Aussitôt dit, aussitôt fait. Le directeur Lô Van Khanh a consacré tout son temps libre à ce bénévolat. Des efforts qui ont porté fruits : les enfants fréquentent de plus en plus l'école, les adolescents apprennent à introduire de nouvelles techniques dans la production. La vie matérielle et spirituelle du coin s'améliore progressivement.
Des manuels didactiques à être ratifiés
Depuis que le vietnamien est pratiqué à l'école en tant que langue officielle, la langue Thai est parlée de plus en plus en mélange avec celle-ci. Et pour un long temps, peu de gens, des personnes âgées pour l'essentiel, ont été capables de lire les récits Thai antiques. Une situation encore plus alarmante chez les adolescents qui se sont avérés en quelque sorte "étrangers" devant les œuvres de leurs ancêtres. L'écriture antique Thai était-elle menacée de disparition ? Une triste réalité qui a fait longuement réfléchir le directeur du Service de l'éducation et de la formation de Quê Phong.
À partir de sa retraite, Lô Khanh Xuyên n'a cessé de chercher une réponse à cette question lancinante. Laquelle survient par une décision audacieuse : ouvrir une classe de langue Thai, sur le lieu même où il vit. Les villageois, quel que soit leur âge, sont tous bienvenus à “l'école” du vieux retraité. Depuis 27 ans, les cours sont organisés régulièrement tous les trois mois. Et en sortant de cette école, les élèves sont alors parfaitement en mesure de "décrypter" le trésor culturel et littéraire de leurs ancêtres.

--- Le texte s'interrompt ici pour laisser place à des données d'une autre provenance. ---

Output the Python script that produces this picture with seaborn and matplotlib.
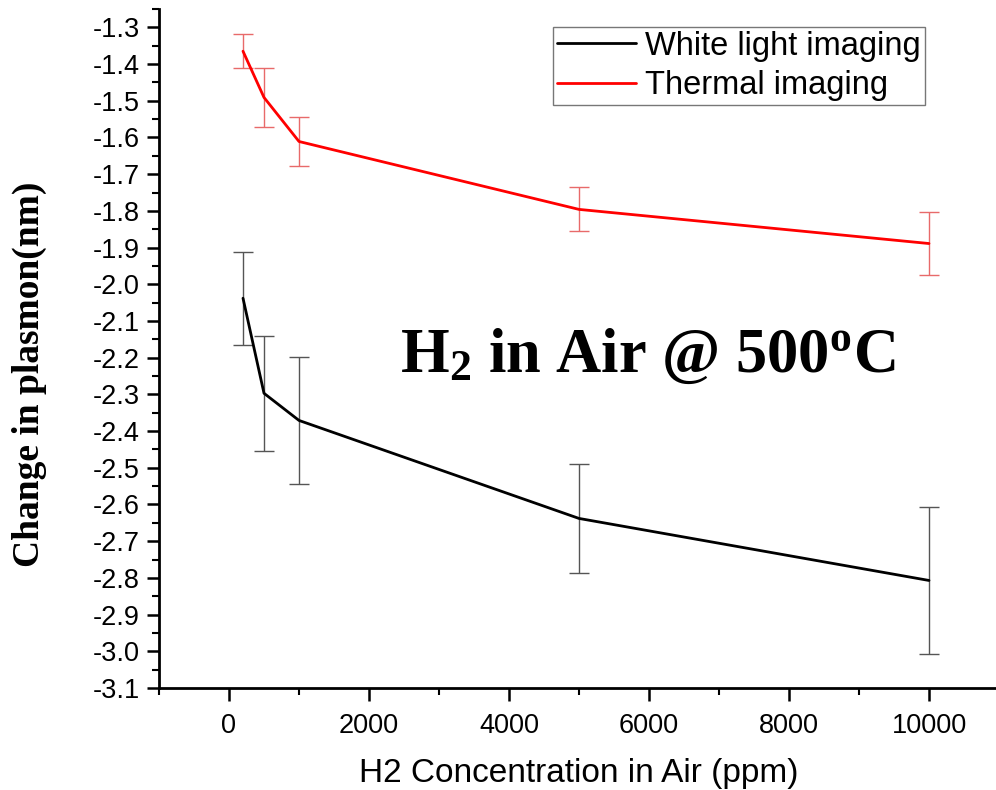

La réussite de cette formation a redonné la joie de vie à Lô Khanh Xuyên. Il demeure néanmoins un souci : la langue Thai n'est toujours pas enseignée en tant que matière à part entière dans les écoles primaires comme secondaires du district, en raison de l'absence de manuels didactiques reconnus. De fait, le vieux maître, qui a pris soin ces dernières années d'élaborer un ensemble de manuels de langue Thai, veut désormais qu'ils soient agréés le plus rapidement possible par les services compétents de la province. "Cela est important, car il permettra de légaliser l'enseignement de la langue Thai à Quê Phong comme à Nghê An", affirme le gardien du trésor culturel des Thai.